Cliburn Competition: Preliminary Recital II, June 2, 2022
—Wayne Lee Gay
Some unusual repertoire came to the fore at Thursday afternoon’s preliminary session of the Cliburn competition, with sorties into the French baroque and a little-known twentieth-century Ukrainian-Russian composer, as well a triple dose of Haydn.
Canadian Jonathan Mak opened the proceedings with Haydn’s Sonata in A (Hob. XVI:46), producing a substantial reading of the three-movement work, particularly entrancing in the lean textures of the middle movement, a serene momento of the Age of Reason. Mak also presented the most convincing performance of Hough’s Fanfare Toccata so far in the competition: he alone of the performers in the morning and afternoon sessions of the day caught on to the “fanfare” element, producing a light but brilliant tone at key moments, reminiscent of trumpets.
Mak closed his bid for advancement in the competition with Rachmaninoff’s Variations on a Theme of Corelli, a final pinnacle of solo piano music from that composer’s post-Revolutionary exile. Mak echoed the serenity of the Haydn Sonata here in the opening statement, and navigated smoothly through the golden thread of variations, with fine command of resonant effects.
Russian pianist Anna Geniushene opened her program with Haydn’s Sonata in D, presenting the work as if conducting a séance, sometimes barely touching the keys and carefully considering each note in a performance that bordered on the eccentric but was nonetheless convincing (and warmly greeted by the audience). Following the Hough piece, she launched into the eight Etudes Tableaux of Rachmaninoff’s Opus 33, literally “pictorial etudes,” each evoking a sense of mood or place. (Rachmaninoff for the most part declined to reveal the exact picture or scene he had in mind, leaving that to the listener’s imagination.) A somewhat risky competition choice because of the huge variety of technical and emotional demands, the set worked beautifully for Geniushene, allowing her to give full rein to her wide palette of pianistic colors and show off her broad and impressive technique. High points of her performance included a spiritually intense rendition of the third etude, in C minor, rising from a whispered but nicely projected pianissimo; the triumphant sixth etude in E; and the thunderous roar of the eighth etude in C-sharp minor.

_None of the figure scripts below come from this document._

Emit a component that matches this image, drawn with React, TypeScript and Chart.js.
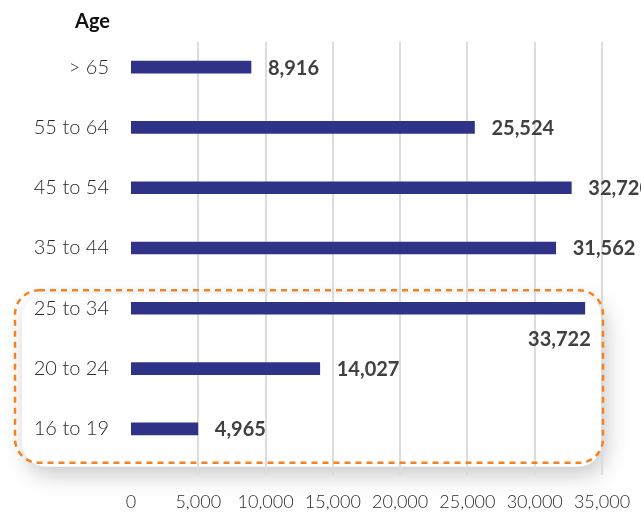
import React, { useEffect, useRef } from "react";
import { Chart, registerables } from "chart.js";

Chart.register(...registerables);

const categories = ["> 65", "55 to 64", "45 to 54", "35 to 44", "25 to 34", "20 to 24", "16 to 19"];
const values = [8916, 25524, 32720, 31562, 33722, 14027, 4965];
const xTicks = [0, 5000, 10000, 15000, 20000, 25000, 30000, 35000];
const axisTitle = "Age";
const highlighted = ["25 to 34", "20 to 24", "16 to 19"];

const BAR_COLOR = "#2E3388";
const FONT_LIGHT = "Lato, 'Open Sans', sans-serif";

function roundRect(ctx: CanvasRenderingContext2D, x: number, y: number, w: number, h: number, r: number) {
  ctx.beginPath();
  ctx.moveTo(x + r, y);
  ctx.lineTo(x + w - r, y);
  ctx.arcTo(x + w, y, x + w, y + r, r);
  ctx.lineTo(x + w, y + h - r);
  ctx.arcTo(x + w, y + h, x + w - r, y + h, r);
  ctx.lineTo(x + r, y + h);
  ctx.arcTo(x, y + h, x, y + h - r, r);
  ctx.lineTo(x, y + r);
  ctx.arcTo(x, y, x + r, y, r);
  ctx.closePath();
}

function boxBounds(chart: any) {
  const ys = chart.scales.y;
  const i0 = categories.indexOf(highlighted[0]);
  const i1 = categories.indexOf(highlighted[highlighted.length - 1]);
  return { yTop: ys.getPixelForValue(i0) - 18, yBot: ys.getPixelForValue(i1) + 34 };
}

const customPlugin = {
  id: "custom",
  beforeDraw(chart: any) {
    const ctx = chart.ctx as CanvasRenderingContext2D;
    const xs = chart.scales.x;
    const { yTop, yBot } = boxBounds(chart);
    ctx.save();
    ctx.shadowColor = "rgba(0,0,0,0.22)";
    ctx.shadowBlur = 22;
    ctx.shadowOffsetX = 4;
    ctx.shadowOffsetY = 8;
    ctx.fillStyle = "#ffffff";
    roundRect(ctx, 22, yTop + 4, xs.getPixelForValue(35000) - 22, yBot - yTop, 24);
    ctx.fill();
    ctx.restore();
  },
  beforeDatasetsDraw(chart: any) {
    const ctx = chart.ctx as CanvasRenderingContext2D;
    const xs = chart.scales.x;
    const ca = chart.chartArea;
    ctx.save();
    ctx.strokeStyle = "#dcdcdc";
    ctx.lineWidth = 2;
    xTicks.forEach((t) => {
      if (t === 0) return;
      const x = Math.round(xs.getPixelForValue(t));
      ctx.beginPath();
      ctx.moveTo(x, ca.top + 5);
      ctx.lineTo(x, ca.bottom + 16);
      ctx.stroke();
    });
    ctx.restore();
  },
  afterDatasetsDraw(chart: any) {
    const ctx = chart.ctx as CanvasRenderingContext2D;
    const xs = chart.scales.x;
    const ca = chart.chartArea;
    const meta = chart.getDatasetMeta(0);
    ctx.save();
    ctx.font = "bold 20px Lato, 'Open Sans', sans-serif";
    ctx.fillStyle = "#404040";
    ctx.textBaseline = "middle";
    meta.data.forEach((bar: any, i: number) => {
      const txt = values[i].toLocaleString("en-US");
      if (bar.x > ca.right - 20) {
        ctx.textAlign = "right";
        ctx.fillText(txt, bar.x + 6, bar.y + 31);
      } else {
        ctx.textAlign = "left";
        ctx.fillText(txt, bar.x + 17, bar.y + 1);
      }
    });
    ctx.font = "bold 20px Lato, 'Open Sans', sans-serif";
    ctx.fillStyle = "#111111";
    ctx.textAlign = "right";
    ctx.fillText(axisTitle, 110, 22);
    const { yTop, yBot } = boxBounds(chart);
    ctx.strokeStyle = "#F58220";
    ctx.lineWidth = 2.5;
    ctx.setLineDash([6, 5]);
    roundRect(ctx, 15, yTop, xs.getPixelForValue(35000) + 1 - 15, yBot - yTop, 24);
    ctx.stroke();
    ctx.restore();
  },
};

export default function App() {
  const ref = useRef<HTMLCanvasElement | null>(null);
  useEffect(() => {
    if (!ref.current) return;
    const chart = new Chart(ref.current, {
      type: "bar",
      data: {
        labels: categories,
        datasets: [
          {
            data: values,
            backgroundColor: BAR_COLOR,
            barThickness: 12,
          },
        ],
      },
      options: {
        indexAxis: "y",
        animation: false,
        responsive: false,
        maintainAspectRatio: false,
        layout: { padding: { top: 37, right: 39, left: 0, bottom: 0 } },
        plugins: {
          legend: { display: false },
          tooltip: { enabled: false },
        },
        scales: {
          x: {
            min: 0,
            max: 35000,
            grid: { display: false, drawTicks: false },
            border: { display: false },
            afterBuildTicks: (scale: any) => {
              scale.ticks = xTicks.map((v) => ({ value: v }));
            },
            afterFit: (scale: any) => {
              scale.height = 53;
              scale.paddingLeft = 0;
              scale.paddingRight = 0;
            },
            ticks: {
              padding: 32,
              color: "#2a2a2a",
              font: { family: FONT_LIGHT, size: 18, weight: "300" as any },
              maxRotation: 0,
              autoSkip: false,
              callback: (v: any) => Number(v).toLocaleString("en-US"),
            },
          },
          y: {
            grid: { display: false, drawTicks: false },
            border: { display: false },
            afterFit: (scale: any) => {
              scale.width = 131;
            },
            ticks: {
              padding: 22,
              color: "#2a2a2a",
              font: { family: FONT_LIGHT, size: 20, weight: "300" as any },
            },
          },
        },
      },
      plugins: [customPlugin],
    });
    return () => chart.destroy();
  }, []);
  return (
    <div style={{ position: "fixed", left: 0, top: 0, width: 641, height: 512, background: "#fff" }}>
      <canvas ref={ref} width={641} height={512} style={{ display: "block" }} />
    </div>
  );
}
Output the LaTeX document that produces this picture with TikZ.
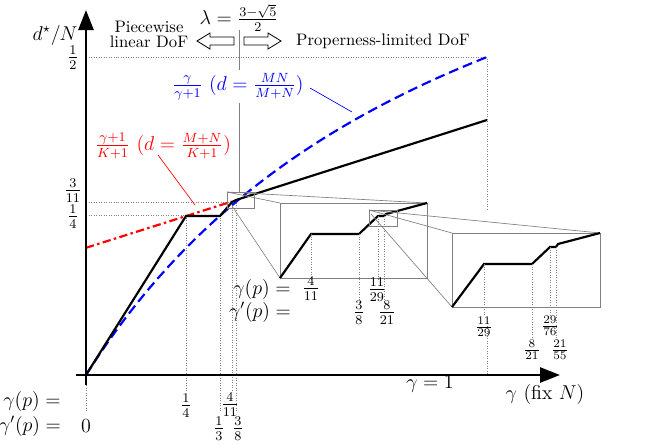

After intermission, American Andrew Li gave the day’s second performance of Haydn’s Sonata in D. (Doubtless neither Li nor Geniushene expected to go head to head with this competition rarity.) Li presented a somewhat more conventional interpretation than Geniushene’s, but still managed a delightfully personal, and even, at times, surprising rendition. After his reading of the Hough work, Li presented himself as an old-fashioned powerhouse virtuoso, first with Stravinsky’s Three Movements from Petrouchka, which he pulled off with aplomb and faster-than-lightning finger work. The final work of his program, Liszt’s Hungarian Rhapsody No. 6, provides a platform for unadulterated showing off with plenty of bravura and a touch of humor as the final theme goes through athletic contortions; Li tired a bit by the end of the performance.
Belarussian Denis Linnik presented the most unusual repertoire of the afternoon, opening with three short pieces by French Baroque composer Jean-Philippe Rameau, “Dialogue of the Muses,” “Whirlwinds,” and “Happiness.” He followed with twentieth-century Russian-Ukrainian composer Alemdar Karamanov’s Variations for Piano, an ultimately bland piece vaguely influenced by American jazz. To his credit, Linnik was the first performer so far to play the Hough Fanfare Toccata from memory—no mean feat. His performance of Rachmaninoff’s Second Piano, in the revised version from 1931, did little to raise him out of the pack, with his best moments coming in the slow middle movement.